Barack Obama’s own words in a lengthy New Yorker profile make the reality plain: he admitted that the return of Donald Trump to the White House has drawn him back into the political arena “more than I would have preferred,” and that the pressure to keep fighting has created “genuine tension” at home. Americans watching both Obamas on the talk-show circuit and at fundraisers saw the signs long before this profile, but now the private admission has become public and unavoidable.
Conservative outlets were quick to call out the narrative that Obama is trying to sell — that his re‑entry into nonstop partisan warfare is somehow forced on him by Trump rather than a choice he makes. That framing reads like a plea for sympathy while demanding more of the same political theatrics, and it’s no surprise that his allies are already leaning into the idea that Trump is to blame for anything that’s gone wrong in the Obamas’ world.
Let’s be blunt: a party that still markets decade‑old nostalgia as its primary product has a problem, and the Obamas’ confession exposes it. For a decade now the Democratic machine has treated Barack Obama as its indispensable brand ambassador, calling him back to the stage during multiple cycles — a reliance that signals weakness, not strength, in the party’s bench. The voters who pay the bills for political parties ought to be asking why fresh leadership can’t be found and why family life must be sacrificed to keep one celebrity on call.

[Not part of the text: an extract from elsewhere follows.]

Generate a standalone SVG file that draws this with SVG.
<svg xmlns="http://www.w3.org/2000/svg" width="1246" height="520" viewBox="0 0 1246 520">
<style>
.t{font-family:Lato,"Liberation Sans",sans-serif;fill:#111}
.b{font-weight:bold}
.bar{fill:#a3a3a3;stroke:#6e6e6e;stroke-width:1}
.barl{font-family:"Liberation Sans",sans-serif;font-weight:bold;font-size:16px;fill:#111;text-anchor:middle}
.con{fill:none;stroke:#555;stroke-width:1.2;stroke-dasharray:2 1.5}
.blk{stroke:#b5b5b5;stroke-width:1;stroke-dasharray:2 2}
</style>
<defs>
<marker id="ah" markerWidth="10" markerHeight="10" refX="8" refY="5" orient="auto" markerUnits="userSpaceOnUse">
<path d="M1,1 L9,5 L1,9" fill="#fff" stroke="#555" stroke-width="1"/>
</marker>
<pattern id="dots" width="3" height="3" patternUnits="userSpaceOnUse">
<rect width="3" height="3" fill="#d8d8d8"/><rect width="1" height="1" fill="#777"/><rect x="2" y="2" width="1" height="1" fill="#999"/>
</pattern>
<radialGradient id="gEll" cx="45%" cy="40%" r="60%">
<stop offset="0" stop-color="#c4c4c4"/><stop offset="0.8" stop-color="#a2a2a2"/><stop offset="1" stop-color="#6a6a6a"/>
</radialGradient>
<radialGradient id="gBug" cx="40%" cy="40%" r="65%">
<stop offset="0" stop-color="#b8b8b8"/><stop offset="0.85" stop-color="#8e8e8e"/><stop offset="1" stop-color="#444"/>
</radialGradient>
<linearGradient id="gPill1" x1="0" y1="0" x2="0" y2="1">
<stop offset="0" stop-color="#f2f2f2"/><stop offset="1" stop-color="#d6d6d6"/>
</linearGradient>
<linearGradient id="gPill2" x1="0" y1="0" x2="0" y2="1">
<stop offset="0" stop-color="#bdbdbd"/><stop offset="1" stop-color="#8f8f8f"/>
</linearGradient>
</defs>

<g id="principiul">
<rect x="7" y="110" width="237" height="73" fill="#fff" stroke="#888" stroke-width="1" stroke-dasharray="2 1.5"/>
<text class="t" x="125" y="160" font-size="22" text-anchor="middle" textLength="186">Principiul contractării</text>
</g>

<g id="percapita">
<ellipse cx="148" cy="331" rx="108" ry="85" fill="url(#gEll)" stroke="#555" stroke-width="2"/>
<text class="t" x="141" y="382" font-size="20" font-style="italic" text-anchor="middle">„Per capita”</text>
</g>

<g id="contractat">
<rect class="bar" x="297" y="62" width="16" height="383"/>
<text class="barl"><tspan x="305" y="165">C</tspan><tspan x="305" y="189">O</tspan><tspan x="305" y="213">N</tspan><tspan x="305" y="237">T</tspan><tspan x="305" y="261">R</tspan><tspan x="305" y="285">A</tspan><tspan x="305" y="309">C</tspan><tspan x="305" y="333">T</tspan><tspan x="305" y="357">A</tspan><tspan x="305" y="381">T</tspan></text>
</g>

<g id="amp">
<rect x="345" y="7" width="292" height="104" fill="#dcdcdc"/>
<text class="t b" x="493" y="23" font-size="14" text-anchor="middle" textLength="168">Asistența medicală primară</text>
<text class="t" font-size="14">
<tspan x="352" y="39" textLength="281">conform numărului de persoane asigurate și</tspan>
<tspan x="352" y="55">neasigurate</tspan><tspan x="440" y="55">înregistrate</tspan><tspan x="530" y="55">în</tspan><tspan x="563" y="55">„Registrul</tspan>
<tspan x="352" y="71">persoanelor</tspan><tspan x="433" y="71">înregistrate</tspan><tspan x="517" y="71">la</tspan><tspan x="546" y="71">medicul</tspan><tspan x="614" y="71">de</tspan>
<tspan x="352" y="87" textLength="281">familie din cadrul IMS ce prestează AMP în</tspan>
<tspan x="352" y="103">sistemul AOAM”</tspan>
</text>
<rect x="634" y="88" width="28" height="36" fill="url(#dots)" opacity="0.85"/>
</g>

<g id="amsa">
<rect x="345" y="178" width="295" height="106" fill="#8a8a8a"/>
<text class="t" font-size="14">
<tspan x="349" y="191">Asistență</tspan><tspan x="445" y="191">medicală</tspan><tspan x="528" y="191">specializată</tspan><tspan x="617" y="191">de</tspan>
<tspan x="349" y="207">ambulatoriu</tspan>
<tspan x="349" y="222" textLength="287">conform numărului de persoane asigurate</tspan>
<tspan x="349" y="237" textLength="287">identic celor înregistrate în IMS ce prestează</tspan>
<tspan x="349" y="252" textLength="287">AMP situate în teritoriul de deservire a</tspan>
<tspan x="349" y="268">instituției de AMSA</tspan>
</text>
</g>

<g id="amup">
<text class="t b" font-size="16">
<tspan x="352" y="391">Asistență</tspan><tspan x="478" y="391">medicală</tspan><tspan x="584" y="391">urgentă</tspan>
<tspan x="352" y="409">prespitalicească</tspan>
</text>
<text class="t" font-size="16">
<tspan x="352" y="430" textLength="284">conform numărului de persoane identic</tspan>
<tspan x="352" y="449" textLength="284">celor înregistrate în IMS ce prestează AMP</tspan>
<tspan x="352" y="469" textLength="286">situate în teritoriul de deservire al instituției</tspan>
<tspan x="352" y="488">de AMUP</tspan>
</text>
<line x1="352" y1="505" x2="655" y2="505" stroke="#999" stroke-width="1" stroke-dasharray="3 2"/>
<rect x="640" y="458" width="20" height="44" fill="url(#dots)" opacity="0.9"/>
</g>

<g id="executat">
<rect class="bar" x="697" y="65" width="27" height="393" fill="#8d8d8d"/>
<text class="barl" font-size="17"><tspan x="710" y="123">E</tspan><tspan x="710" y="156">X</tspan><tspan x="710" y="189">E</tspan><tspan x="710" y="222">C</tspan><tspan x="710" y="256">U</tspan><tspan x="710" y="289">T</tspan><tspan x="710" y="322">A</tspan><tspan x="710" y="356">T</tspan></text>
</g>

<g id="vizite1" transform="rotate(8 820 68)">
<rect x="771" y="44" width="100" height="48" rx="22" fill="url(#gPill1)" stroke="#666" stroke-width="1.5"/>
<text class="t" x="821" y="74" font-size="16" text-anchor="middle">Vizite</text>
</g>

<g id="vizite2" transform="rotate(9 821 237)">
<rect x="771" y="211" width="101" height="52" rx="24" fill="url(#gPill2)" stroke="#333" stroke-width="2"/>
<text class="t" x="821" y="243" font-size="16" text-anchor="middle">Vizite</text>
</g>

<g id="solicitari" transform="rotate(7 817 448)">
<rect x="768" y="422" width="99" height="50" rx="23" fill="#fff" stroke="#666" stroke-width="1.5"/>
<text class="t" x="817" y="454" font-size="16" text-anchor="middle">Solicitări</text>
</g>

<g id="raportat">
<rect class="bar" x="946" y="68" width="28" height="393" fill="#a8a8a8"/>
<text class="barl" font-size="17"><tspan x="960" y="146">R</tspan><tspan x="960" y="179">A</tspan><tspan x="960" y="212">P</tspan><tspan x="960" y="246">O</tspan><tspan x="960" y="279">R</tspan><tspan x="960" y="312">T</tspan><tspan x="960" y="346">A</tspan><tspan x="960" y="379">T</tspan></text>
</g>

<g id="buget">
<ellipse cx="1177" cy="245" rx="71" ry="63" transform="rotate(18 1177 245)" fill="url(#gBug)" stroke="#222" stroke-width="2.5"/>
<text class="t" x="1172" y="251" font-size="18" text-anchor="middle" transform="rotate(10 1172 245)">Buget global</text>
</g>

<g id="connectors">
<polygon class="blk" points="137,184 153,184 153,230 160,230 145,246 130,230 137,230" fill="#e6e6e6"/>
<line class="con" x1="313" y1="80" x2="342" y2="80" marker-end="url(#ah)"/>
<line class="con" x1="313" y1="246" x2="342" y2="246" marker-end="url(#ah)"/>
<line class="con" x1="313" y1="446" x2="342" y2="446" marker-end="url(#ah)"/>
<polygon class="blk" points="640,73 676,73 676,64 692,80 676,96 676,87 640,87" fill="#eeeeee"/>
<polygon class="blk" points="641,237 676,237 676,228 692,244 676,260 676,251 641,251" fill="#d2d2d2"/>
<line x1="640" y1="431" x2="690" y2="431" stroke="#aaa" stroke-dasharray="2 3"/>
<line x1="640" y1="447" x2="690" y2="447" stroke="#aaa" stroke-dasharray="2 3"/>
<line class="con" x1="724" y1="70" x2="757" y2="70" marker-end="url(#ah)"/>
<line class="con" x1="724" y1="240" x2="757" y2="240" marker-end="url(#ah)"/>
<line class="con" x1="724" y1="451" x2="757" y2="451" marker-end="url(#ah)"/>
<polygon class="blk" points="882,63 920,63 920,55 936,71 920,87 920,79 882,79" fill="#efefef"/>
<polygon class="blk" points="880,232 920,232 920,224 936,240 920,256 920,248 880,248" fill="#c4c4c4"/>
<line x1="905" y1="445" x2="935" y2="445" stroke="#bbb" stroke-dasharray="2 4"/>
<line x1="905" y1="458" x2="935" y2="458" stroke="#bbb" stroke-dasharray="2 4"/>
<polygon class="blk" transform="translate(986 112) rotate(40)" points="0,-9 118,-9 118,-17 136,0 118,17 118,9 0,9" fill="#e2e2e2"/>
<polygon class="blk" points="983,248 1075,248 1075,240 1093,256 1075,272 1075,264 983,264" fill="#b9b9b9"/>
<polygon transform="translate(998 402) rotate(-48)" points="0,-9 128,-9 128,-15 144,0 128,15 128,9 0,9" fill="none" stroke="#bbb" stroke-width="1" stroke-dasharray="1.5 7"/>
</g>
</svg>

Nobody sympathetically minded to real families should excuse dragging a spouse through endless campaign schedules and late‑night political hothouses while insisting it’s all a burden foisted upon you. Obama himself has acknowledged previous strains in the marriage and even used phrases like digging himself out of a “deficit” with Michelle, yet now we’re asked to accept that Trump’s presence is the root cause of marital friction — a tidy explanation that avoids personal accountability. That line of defense won’t wash with working Americans who value responsibility and marital fidelity over perpetual grievance tours.

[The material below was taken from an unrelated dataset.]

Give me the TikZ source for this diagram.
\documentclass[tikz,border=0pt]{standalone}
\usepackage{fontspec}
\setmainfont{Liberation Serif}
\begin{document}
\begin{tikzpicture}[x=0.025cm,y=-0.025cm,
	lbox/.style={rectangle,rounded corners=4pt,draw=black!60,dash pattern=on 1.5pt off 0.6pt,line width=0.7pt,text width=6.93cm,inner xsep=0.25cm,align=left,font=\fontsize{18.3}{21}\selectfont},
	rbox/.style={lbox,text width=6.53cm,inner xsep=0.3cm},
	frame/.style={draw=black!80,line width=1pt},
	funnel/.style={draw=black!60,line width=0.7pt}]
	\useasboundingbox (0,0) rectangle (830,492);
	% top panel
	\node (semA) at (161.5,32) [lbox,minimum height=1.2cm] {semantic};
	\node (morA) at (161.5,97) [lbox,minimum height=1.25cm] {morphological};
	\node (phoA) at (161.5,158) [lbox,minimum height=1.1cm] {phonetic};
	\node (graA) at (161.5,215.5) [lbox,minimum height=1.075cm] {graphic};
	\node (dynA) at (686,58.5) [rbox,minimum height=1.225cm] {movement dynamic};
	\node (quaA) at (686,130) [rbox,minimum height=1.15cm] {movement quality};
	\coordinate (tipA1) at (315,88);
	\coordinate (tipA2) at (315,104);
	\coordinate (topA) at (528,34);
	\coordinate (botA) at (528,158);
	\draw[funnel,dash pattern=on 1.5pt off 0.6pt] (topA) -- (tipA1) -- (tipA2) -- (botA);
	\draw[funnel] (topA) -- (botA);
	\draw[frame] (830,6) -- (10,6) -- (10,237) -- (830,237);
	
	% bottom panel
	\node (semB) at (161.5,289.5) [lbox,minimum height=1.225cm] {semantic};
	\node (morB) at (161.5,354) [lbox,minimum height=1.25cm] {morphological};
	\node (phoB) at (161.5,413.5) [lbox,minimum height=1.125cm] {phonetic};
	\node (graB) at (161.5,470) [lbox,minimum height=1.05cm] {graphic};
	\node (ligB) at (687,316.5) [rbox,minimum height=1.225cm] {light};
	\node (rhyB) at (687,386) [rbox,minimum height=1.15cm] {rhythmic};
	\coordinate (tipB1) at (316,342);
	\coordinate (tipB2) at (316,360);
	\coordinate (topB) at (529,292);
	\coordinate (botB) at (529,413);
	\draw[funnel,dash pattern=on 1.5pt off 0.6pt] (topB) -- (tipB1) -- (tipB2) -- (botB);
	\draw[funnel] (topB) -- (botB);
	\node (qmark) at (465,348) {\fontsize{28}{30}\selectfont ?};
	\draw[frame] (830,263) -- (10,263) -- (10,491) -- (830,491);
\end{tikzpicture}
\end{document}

This episode should remind conservatives and independents alike that the left’s culture of weaponized victimhood extends even into private life: if you can’t run on fresh ideas, run on outrage; if you can’t win on policy, sentimentalize the home front and blame your opponent. Hard‑working Americans know the difference between genuine sacrifice for country and the vanity of a political class that treats marriage as a PR footnote. It’s time to call out that hypocrisy, demand better from public figures, and remember that families deserve privacy and priority — not perpetual political theater.
If the Democrats won’t stop recycling the same old faces and excuses, voters should stop indulging their narratives and start asking for leaders who actually put their families and communities first. Conservatives who still believe in strong families, personal responsibility, and a politics that serves the public — not ego — should make that demand loud and clear. The Obamas are entitled to their choices, but the country is entitled to leaders who don’t treat marriage like a political prop.